Microsoft and Adobe are apparently working together to ensure that Windows Phone 7 Series supports Flash Player 10.1, according to a blog posting by an Adobe executive. Enabling that support could possibly counter February reports that the first generation of Microsoft’s new smartphone operating system would lack Flash, which activates rich content on a variety of popular Websites.
“One thing I wanted to clarify as it may have been lost in some of the other news is that Adobe and Microsoft are working together to bring Flash Player 10.1 to Internet Explorer Mobile on the Windows Phone 7 Series,” Mike Chambers, Adobe’s principal product manager for developer relations for the Flash platform, wrote in a March 9 posting on his personal blog. “I don’t have an ETA or other specifics right now, but it is something that both Adobe and Microsoft are working closely together on.”
That statement echoes a Feb. 15 e-mail to eWEEK from an Adobe spokesperson, which read, “While the newest version of Windows Phone won’t support Flash at initial availability, both companies are working to include a browser plug-in for the full Flash player in future versions of Windows Phone. More details will be shared at Microsoft MIX next month.”
During the Windows Phone 7 Series rollout at a Feb. 15 press conference in Barcelona, Microsoft executives indicated that devices running the operating system would lack Flash support at the outset. Microsoft CEO Steve Ballmer indicated during that conference that “we have no objection to Adobe Flash support,” which could be interpreted as a dig against Apple CEO Steve Jobs and his reported refusal to allow Flash onto the iPad.
At a January “town hall” meeting at Apple headquarters, CEO Steve Jobs allegedly suggested that Flash was buggy and that HTML5 was the Internet’s future for delivering rich content to Websites. That led to an immediate response from Adobe, with a member of the company’s marketing team writing in a Jan. 27 corporate blog posting that, “Without Flash support, iPad users will not be able to access the full range of Web content, including over 70 percent of games and 75 percent of video on the Web.”

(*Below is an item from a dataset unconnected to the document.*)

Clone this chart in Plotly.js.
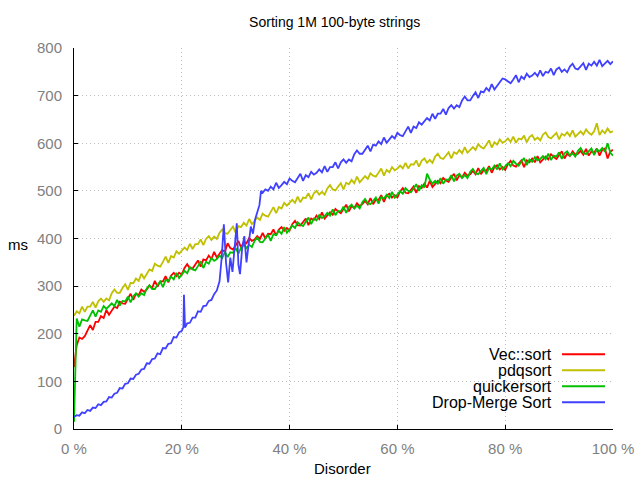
<!DOCTYPE html>
<html>
<head>
<meta charset="utf-8">
<script src="https://cdn.plot.ly/plotly-3.0.1.min.js"></script>
<style>html,body{margin:0;padding:0;background:#fff;}#chart{width:640px;height:480px;}</style>
</head>
<body>
<div id="chart"></div>
<script>
// Disorder (%) sample points shared by the first three series
const disorderPct = [0,0.5,1,1.5,2,2.5,3,3.5,4,4.5,5,5.5,6,6.5,7,7.5,8,8.5,9,9.5,10,10.5,11,11.5,12,12.5,13,13.5,14,14.5,15,15.5,16,16.5,17,17.5,18,18.5,19,19.5,20,20.5,21,21.5,22,22.5,23,23.5,24,24.5,25,25.5,26,26.5,27,27.5,28,28.5,29,29.5,30,30.5,31,31.5,32,32.5,33,33.5,34,34.5,35,35.5,36,36.5,37,37.5,38,38.5,39,39.5,40,40.5,41,41.5,42,42.5,43,43.5,44,44.5,45,45.5,46,46.5,47,47.5,48,48.5,49,49.5,50,50.5,51,51.5,52,52.5,53,53.5,54,54.5,55,55.5,56,56.5,57,57.5,58,58.5,59,59.5,60,60.5,61,61.5,62,62.5,63,63.5,64,64.5,65,65.5,66,66.5,67,67.5,68,68.5,69,69.5,70,70.5,71,71.5,72,72.5,73,73.5,74,74.5,75,75.5,76,76.5,77,77.5,78,78.5,79,79.5,80,80.5,81,81.5,82,82.5,83,83.5,84,84.5,85,85.5,86,86.5,87,87.5,88,88.5,89,89.5,90,90.5,91,91.5,92,92.5,93,93.5,94,94.5,95,95.5,96,96.5,97,97.5,98,98.5,99,99.5,100];

const vecSort = [130,176,192,189,195,207,218,208,225,225,237,233,250,240,249,257,254,267,264,263,274,284,271,284,281,293,288,293,301,296,311,299,310,310,321,308,322,328,321,328,324,338,346,337,337,346,354,341,356,354,364,357,372,360,368,376,372,390,380,377,386,395,381,393,390,401,395,398,405,399,412,400,410,409,419,406,419,424,416,422,417,430,437,428,427,435,442,428,442,439,448,441,455,442,449,455,450,462,457,453,462,471,457,468,464,474,468,472,479,472,485,472,482,481,491,477,490,494,486,491,486,499,506,496,495,502,509,496,510,506,515,507,521,508,515,521,516,527,522,519,528,536,522,533,528,538,532,535,542,535,548,535,544,542,552,538,550,554,545,550,544,556,563,553,551,558,564,550,564,560,568,560,573,560,566,572,566,577,571,567,575,583,568,578,573,583,576,578,584,576,588,574,583,580,589,574,586,589,568,583,586];

const pdqsort = [238,247,243,257,246,257,257,267,255,268,274,267,274,270,285,293,286,286,296,304,292,307,306,316,311,326,316,325,335,332,347,343,341,351,362,349,363,360,373,368,374,381,376,389,378,388,388,398,386,399,405,397,404,399,412,419,411,410,418,425,412,426,424,433,427,441,430,437,444,439,452,448,446,456,466,453,466,463,475,469,474,481,475,488,476,486,485,495,482,495,500,492,498,492,505,512,503,501,509,516,503,517,514,523,516,530,518,524,531,525,537,532,530,538,547,532,544,539,550,543,547,553,547,559,547,556,555,564,551,563,568,559,565,559,572,578,569,567,575,581,568,581,578,586,579,592,580,586,592,586,598,592,589,597,606,591,602,597,608,601,604,610,603,614,601,610,608,616,602,613,617,607,612,606,618,623,613,610,617,622,608,620,616,623,615,627,614,619,625,618,629,622,618,625,642,617,627,621,631,623,625];

const quickersort = [15,232,215,230,228,227,238,249,236,249,246,258,252,257,264,258,271,259,269,268,278,266,279,285,278,285,281,295,302,294,294,303,310,298,313,311,320,314,328,317,324,332,327,340,335,333,342,352,338,351,347,359,353,357,364,359,372,361,371,370,380,368,381,387,380,387,382,395,402,393,392,401,408,395,409,407,416,410,424,412,419,427,422,434,429,426,435,444,430,442,438,449,443,447,454,448,461,449,458,457,467,454,466,471,463,469,463,476,483,474,472,480,486,473,487,484,492,485,498,486,492,499,494,506,500,497,505,514,500,512,507,536,524,515,521,515,527,515,524,523,533,520,532,536,527,533,527,540,546,537,535,542,548,535,548,545,553,545,558,545,551,558,552,563,557,553,561,569,554,566,561,571,564,567,573,566,578,565,574,572,581,567,579,583,574,579,572,584,590,580,577,584,589,575,587,583,590,582,600,580,574];

// Drop-Merge Sort has its own sample points (denser in the unstable 26-35 % region)
const dropMergePct = [0,0.5,1,1.5,2,2.5,3,3.5,4,4.5,5,5.5,6,6.5,7,7.5,8,8.5,9,9.5,10,10.5,11,11.5,12,12.5,13,13.5,14,14.5,15,15.5,16,16.5,17,17.5,18,18.5,19,19.5,20,20.3,20.4,20.6,21,21.5,22,22.5,23,23.5,24,24.5,25,25.5,26,26.5,27,27.4,27.8,28.2,28.6,29,29.4,29.8,30.2,30.5,30.8,31.2,31.6,32,32.4,32.8,33.2,33.6,34,34.4,34.7,35,35.5,36,36.5,37,37.5,38,38.5,39,39.5,40,40.5,41,41.5,42,42.5,43,43.5,44,44.5,45,45.5,46,46.5,47,47.5,48,48.5,49,49.5,50,50.5,51,51.5,52,52.5,53,53.5,54,54.5,55,55.5,56,56.5,57,57.5,58,58.5,59,59.5,60,60.5,61,61.5,62,62.5,63,63.5,64,64.5,65,65.5,66,66.5,67,67.5,68,68.5,69,69.5,70,70.5,71,71.5,72,72.5,73,73.5,74,74.5,75,75.5,76,76.5,77,77.5,78,78.5,79,79.5,80,80.5,81,81.5,82,82.5,83,83.5,84,84.5,85,85.5,86,86.5,87,87.5,88,88.5,89,89.5,90,90.5,91,91.5,92,92.5,93,93.5,94,94.5,95,95.5,96,96.5,97,97.5,98,98.5,99,99.5,100];
const dropMerge = [25,29,28,35,33,40,38,45,44,52,50,57,58,67,66,74,76,86,85,95,96,106,105,114,116,125,126,138,137,147,148,159,157,170,169,179,180,193,192,203,206,214,282,213,222,223,234,234,247,246,258,259,269,271,283,291,310,360,430,350,308,360,330,390,432,345,325,380,405,350,395,425,410,440,455,470,500,496,503,500,509,503,517,506,512,519,514,526,521,518,527,536,521,533,529,540,534,538,545,539,552,540,550,550,560,547,560,566,559,566,562,577,585,578,578,587,595,583,597,595,604,598,612,601,608,615,610,622,617,615,625,635,622,635,632,644,639,645,653,648,662,651,662,662,672,660,674,680,673,680,676,690,698,690,690,699,707,695,709,707,716,710,724,713,720,727,736,734,729,726,734,743,728,740,735,746,739,742,748,741,753,741,750,748,757,743,755,759,750,755,749,761,767,757,755,762,768,754,767,763,771,763,775,762,767,773,766,772];

const seriesNames = ['Vec::sort','pdqsort','quickersort','Drop-Merge Sort'];
const seriesColors = ['#ff0000','#c0c000','#00c000','#4040ff'];
const xTickVals = [0,20,40,60,80,100];
const xTickText = ['0 %','20 %','40 %','60 %','80 %','100 %'];
const yTickVals = [0,100,200,300,400,500,600,700,800];

const FONT = 'Liberation Sans, Arial, Helvetica, sans-serif';
const ys = [vecSort, pdqsort, quickersort, dropMerge];
const xs = [disorderPct, disorderPct, disorderPct, dropMergePct];

const traces = ys.map((y,i)=>({
  x: xs[i], y: y, type:'scatter', mode:'lines', name: seriesNames[i],
  line:{color: seriesColors[i], width:1.8}
}));

// legend drawn gnuplot-style: text right-aligned, sample line to the right
const legY = [0.196,0.154,0.112,0.070];
const shapes = [];
const annotations = [];
seriesNames.forEach((n,i)=>{
  shapes.push({type:'line', xref:'paper', yref:'paper', x0:0.9054, x1:0.9852, y0:legY[i], y1:legY[i],
    line:{color:seriesColors[i], width:2}});
  annotations.push({text:n, xref:'paper', yref:'paper', x:0.8905, y:legY[i], xanchor:'right', yanchor:'middle',
    showarrow:false, font:{family:FONT, size:16, color:'#000'}});
});
annotations.push({text:'Disorder', xref:'paper', yref:'paper', x:0.499, y:-0.1024, xanchor:'center', yanchor:'middle',
  showarrow:false, font:{family:FONT, size:15, color:'#000'}});
annotations.push({text:'ms', xref:'paper', yref:'paper', x:-0.1039, y:0.483, xanchor:'center', yanchor:'middle',
  showarrow:false, font:{family:FONT, size:15, color:'#000'}});

const layout = {
  width:640, height:480,
  margin:{l:74, r:27, t:48, b:51},
  paper_bgcolor:'#fff', plot_bgcolor:'#fff',
  showlegend:false,
  title:{text:'Sorting 1M 100-byte strings', font:{family:FONT, size:14, color:'#000'},
    xref:'container', x:0.523, xanchor:'center', yref:'container', y:1-22/480, yanchor:'middle'},
  xaxis:{range:[0,100], tickvals:xTickVals, ticktext:xTickText, ticks:'inside', ticklen:4, tickcolor:'#000',
    showline:true, linecolor:'#000', linewidth:1, showgrid:true, gridcolor:'#bdbdbd', griddash:'1px,3px', gridwidth:1,
    zeroline:false, tickfont:{family:FONT, size:15, color:'#808080'}, ticklabelstandoff:6, fixedrange:true},
  yaxis:{range:[0,800], tickvals:yTickVals, ticks:'inside', ticklen:4, tickcolor:'#000',
    showline:true, linecolor:'#000', linewidth:1, showgrid:true, gridcolor:'#bdbdbd', griddash:'1px,3px', gridwidth:1,
    zeroline:false, tickfont:{family:FONT, size:15, color:'#808080'}, ticklabelstandoff:8, fixedrange:true},
  shapes:shapes,
  annotations:annotations
};

Plotly.newPlot('chart', traces, layout, {displayModeBar:false, staticPlot:true});
</script>
</body>
</html>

Apple’s shunning of Flash for both the iPhone and iPad has opened the door, at least in some of its competitors’ minds, to create a competitive differentiator. In a March 8 posting on Hewlett-Packard’s Voodoo blog, Phil McKinney, HP’s vice president and chief technology officer for the Personal Systems Group, wrote that, “A big bonus for [HP’s upcoming tablet PC] is that, being based off Windows 7, it offers full Adobe support.”
McKinney added: “With this slate product, you’re getting a full Web browsing experience in the palm of your hand. No watered-down Internet, no sacrifices.”
But whether the lack of Flash actually becomes a decisive factor in the battle between Apple and its competitors remains to be seen. Windows Phone 7 Series devices are scheduled to debut sometime near the end of 2010.